Even Cameroon’s own players seemed to accept the outcome as a foregone conclusion, with striker Francois Omam-Biyick – one of several then plying his trade in France’s lower divisions – striking a downbeat pre-match tone. “The gap between the two teams is too big to breach,” he said. “I don’t believe in miracles.”
Goalkeeper Joseph-Antoine Bell had been gloomier still, and was dropped after claiming in a newspaper interview that his team had "no chance of coping with Argentina, or any other team" and would "go out in the first round without much glory".

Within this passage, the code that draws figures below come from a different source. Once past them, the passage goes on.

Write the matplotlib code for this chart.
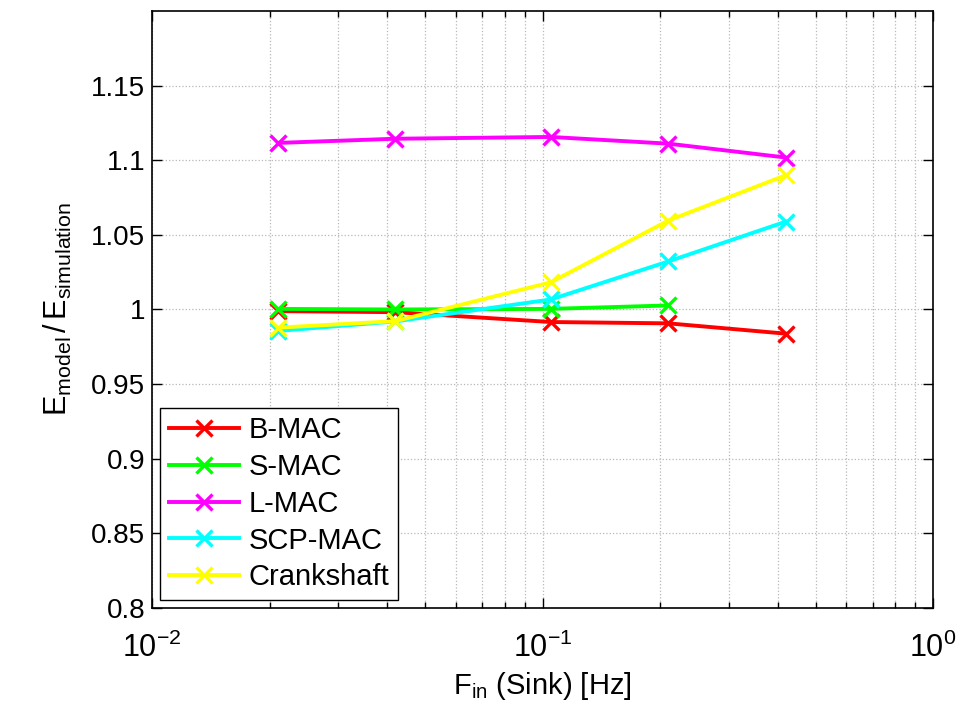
import math
import matplotlib
matplotlib.use("Agg")
import matplotlib.pyplot as plt
from matplotlib.ticker import LogLocator, FixedLocator, FuncFormatter, NullFormatter

plt.rcParams['font.family'] = ['Liberation Sans', 'DejaVu Sans']
plt.rcParams['mathtext.fontset'] = 'custom'
plt.rcParams['mathtext.rm'] = 'Liberation Sans'
plt.rcParams['mathtext.it'] = 'Liberation Sans'

# Data
freq = [0.021, 0.042, 0.105, 0.21, 0.42]
bmac = [0.9989, 0.9982, 0.9916, 0.9907, 0.9838]
smac_freq = [0.021, 0.042, 0.105, 0.21]
smac = [1.0004, 1.0000, 1.0004, 1.0027]
lmac = [1.1116, 1.1144, 1.1156, 1.1111, 1.1018]
scpmac = [0.9856, 0.9920, 1.0067, 1.0322, 1.0589]
crank = [0.9878, 0.9922, 1.0182, 1.0596, 1.0900]
labels = ['B-MAC', 'S-MAC', 'L-MAC', 'SCP-MAC', 'Crankshaft']
colors = ['#ff0000', '#00ff00', '#ff00ff', '#00ffff', '#ffff00']
yticks = [0.8, 0.85, 0.9, 0.95, 1.0, 1.05, 1.1, 1.15]
ytick_labels = ['0.8', '0.85', '0.9', '0.95', '1', '1.05', '1.1', '1.15']

fig = plt.figure(figsize=(9.71, 7.09), dpi=100)
ax = fig.add_axes([0.1565, 0.1425, 0.8045, 0.842])

series = [(freq, bmac), (smac_freq, smac), (freq, lmac), (freq, scpmac), (freq, crank)]
for (xs, ys), lab, c in zip(series, labels, colors):
    ax.plot(xs, ys, color=c, lw=2.8, marker='x', ms=12, mew=2.4, label=lab)

ax.set_xscale('log')
ax.set_xlim(1e-2, 1e0)
ax.set_ylim(0.8, 1.2)
ax.set_yticks(yticks)
ax.set_yticklabels(ytick_labels)
ax.xaxis.set_major_locator(FixedLocator([1e-2, 1e-1, 1e0]))
ax.xaxis.set_major_formatter(FuncFormatter(lambda v, p: r'$\mathregular{10^{%d}}$' % round(math.log10(v))))
ax.xaxis.set_minor_locator(LogLocator(base=10, subs=range(2, 10)))
ax.xaxis.set_minor_formatter(NullFormatter())

ax.grid(True, which='major', axis='both', ls=':', color='#b8b8b8', lw=0.9)
ax.grid(True, which='minor', axis='x', ls=':', color='#b8b8b8', lw=0.9)

ax.tick_params(which='both', direction='in', top=True, right=True, width=1.0)
ax.tick_params(axis='y', labelsize=20, pad=5)
ax.tick_params(axis='x', labelsize=22, pad=18)
ax.tick_params(which='major', length=7)
ax.tick_params(which='minor', length=4)
for s in ax.spines.values():
    s.set_linewidth(1.2)

ax.set_xlabel(r'$\mathregular{F_{in}}$ (Sink) [Hz]', fontsize=21, labelpad=4)
ax.set_ylabel(r'$\mathregular{E_{model}\,/\,E_{simulation}}$', fontsize=22, labelpad=12)

leg = ax.legend(loc='lower left', bbox_to_anchor=(0.01, 0.013), fontsize=21,
                frameon=True, fancybox=False, edgecolor='black', framealpha=1,
                handlelength=2.4, labelspacing=0.3, borderpad=0.3, handletextpad=0.35,
                borderaxespad=0)
leg.get_frame().set_linewidth(1.0)

fig.savefig('out.png', dpi=100)
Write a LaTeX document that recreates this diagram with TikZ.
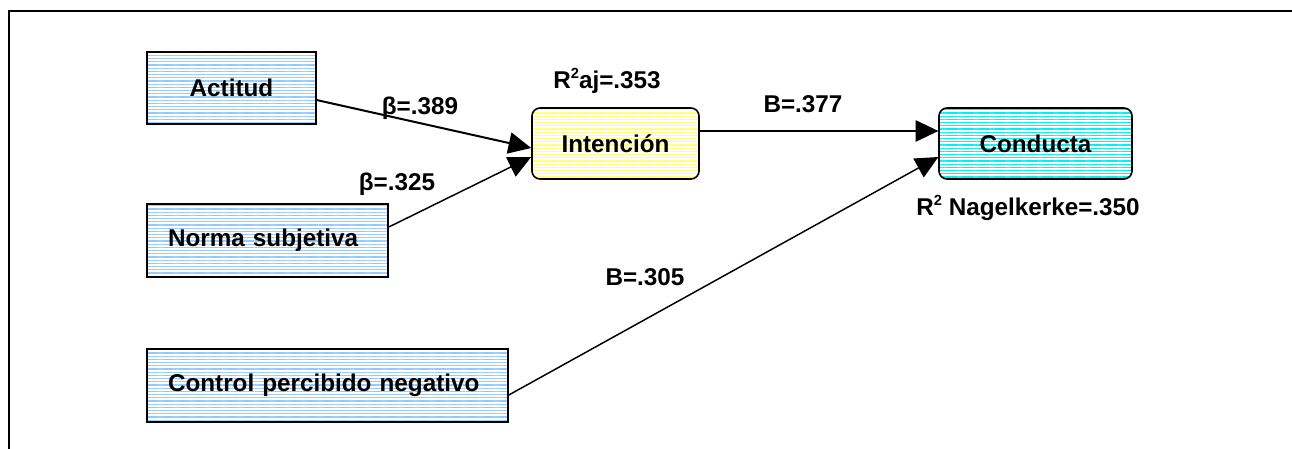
\documentclass[tikz,border=0pt]{standalone}
\usepackage{fontspec}
\setmainfont{Liberation Sans}
\usetikzlibrary{arrows.meta,patterns.meta,calc}
\def\pxu{0.75pt}
\newcommand\mysup[1]{\raisebox{0.75ex}{\fontsize{11pt}{11pt}\selectfont #1}}
\definecolor{boxblue}{RGB}{150,200,250}
\definecolor{boxyellow}{RGB}{255,255,120}
\definecolor{boxcyan}{RGB}{0,240,240}
\tikzset{
  txt/.style={font=\fontsize{18.2pt}{21pt}\selectfont\bfseries},
  lbl/.style={txt, inner sep=0pt},
  basebox/.style={draw, line width=1.2pt, inner ysep=0pt, txt},
  bluebox/.style={basebox, pattern={Lines[angle=0,distance=2.4pt,line width=0.8pt]}, pattern color=boxblue},
  yellowbox/.style={basebox, rounded corners=6pt, pattern={Lines[angle=0,distance=2.4pt,line width=0.8pt]}, pattern color=boxyellow},
  cyanbox/.style={basebox, rounded corners=6pt, pattern={Lines[angle=0,distance=2.4pt,line width=1pt]}, pattern color=boxcyan},
  arr/.style={-{Triangle[length=17pt,width=16pt]}, line width=1.1pt},
  arrthick/.style={arr, line width=1.5pt},
}
\begin{document}
\begin{tikzpicture}[x=0.75pt,y=-0.75pt]
\useasboundingbox (0,0) rectangle (1292,449);
\draw[line width=1.5pt] (9,449) -- (9,11) -- (1292,11);

\node[bluebox, minimum width=169*\pxu, minimum height=72*\pxu] (act) at (231.5,88) {Actitud};
\node[bluebox, inner xsep=21*\pxu, text width=199*\pxu, align=left, minimum height=73*\pxu] (norma) at (267.5,240.5) {Norma subjetiva};
\node[bluebox, inner xsep=21*\pxu, text width=319*\pxu, align=left, minimum height=73*\pxu] (ctrl) at (327.5,385.5) {Control percibido negativo};
\node[yellowbox, minimum width=167*\pxu, minimum height=71*\pxu] (int) at (615.5,143.5) {Intención};
\node[cyanbox, minimum width=193*\pxu, minimum height=71*\pxu] (cond) at (1035.5,143.5) {Conducta};

\draw[arrthick] ($(act.east)+(0,12)$) -- ($(int.west)+(0,4.5)$);
\draw[arr] ($(norma.east)+(0,-13.5)$) -- ($(int.west)+(0,13.5)$);
\draw[arr] ($(int.east)+(0,-12.5)$) -- ($(cond.west)+(0,-12.5)$);
\draw[arr] ($(ctrl.east)+(0,9.5)$) -- ($(cond.west)+(0,13.5)$);

\node[lbl] (b1) at (420,108) {β=.389};
\node[lbl] (b2) at (397,184) {β=.325};
\node[lbl] (r1) at (607,81) {R\mysup{2}aj=.353};
\node[lbl] (b3) at (803,104) {B=.377};
\node[lbl] (r2) at (1028,208) {R\mysup{2} Nagelkerke=.350};
\node[lbl] (b4) at (645,277) {B=.305};
\end{tikzpicture}
\end{document}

Nothing, of course, could have been further from the truth. It would, in fact, be Omam-Biyik – the man who did not believe in miracles – who emerged as the Africans’ unlikely match-winner, while the flag-bearing supporter in this image proved not to be as isolated as he might have expected.
After all, while Argentina’s No10 was the player whom most had come to see, not all inside the San Siro had arrived ready to shower him with adulation. Maradona’s Napoli had, after all, just pipped AC Milan to the Scudetto, and he would reflect later that his presence resulted in “the whole stadium shouting for Cameroon”.
Argentina’s 1-0 defeat still ranks as one of the tournament’s greatest upsets, and was described by Carlos Bilardo as "the worst moment of my sporting career". Indeed, while the Albiceleste coach would go on to lead his side to another Final in Italy, he well remembers the consequences of losing that opening match to unfancied Cameroon. "Everyone called me to tell me what to do," Bilardo recalled. "I heard from the president (Carlos Menem), two former presidents and the opposition leader."
But while politicians and pundits grumbled about Bilardo’s team selection and the Cameroonians’ physical approach, Argentina’s star man proved gracious in defeat. "I don't think they had any intentions of beating us up to win the game," Maradona said. "I cannot argue and I cannot make excuses. If Cameroon won, it was because they were the best side."
Not that the Indomitable Lions were likely to become carried away by slaying such a formidable giant. “Don't take us for heroes,” defender Stephen Tataw said afterwards. “We are a little team with little means. I still don’t expect us to make the second round.”
Fortunately, Cameroon would keep on exceeding their own modest expectations, breaking new ground for Africa and winning neutrals’ hearts in the process. And while Omam-Biyik would never score another goal as important as the header that sunk Argentina in the San Siro, he hesitated when asked if it was the greatest moment of his career.
"It was one of them," he replied. "But the best 'moment', if I can stretch the definition of the word, was the whole of that wonderful time we spent in Italy.”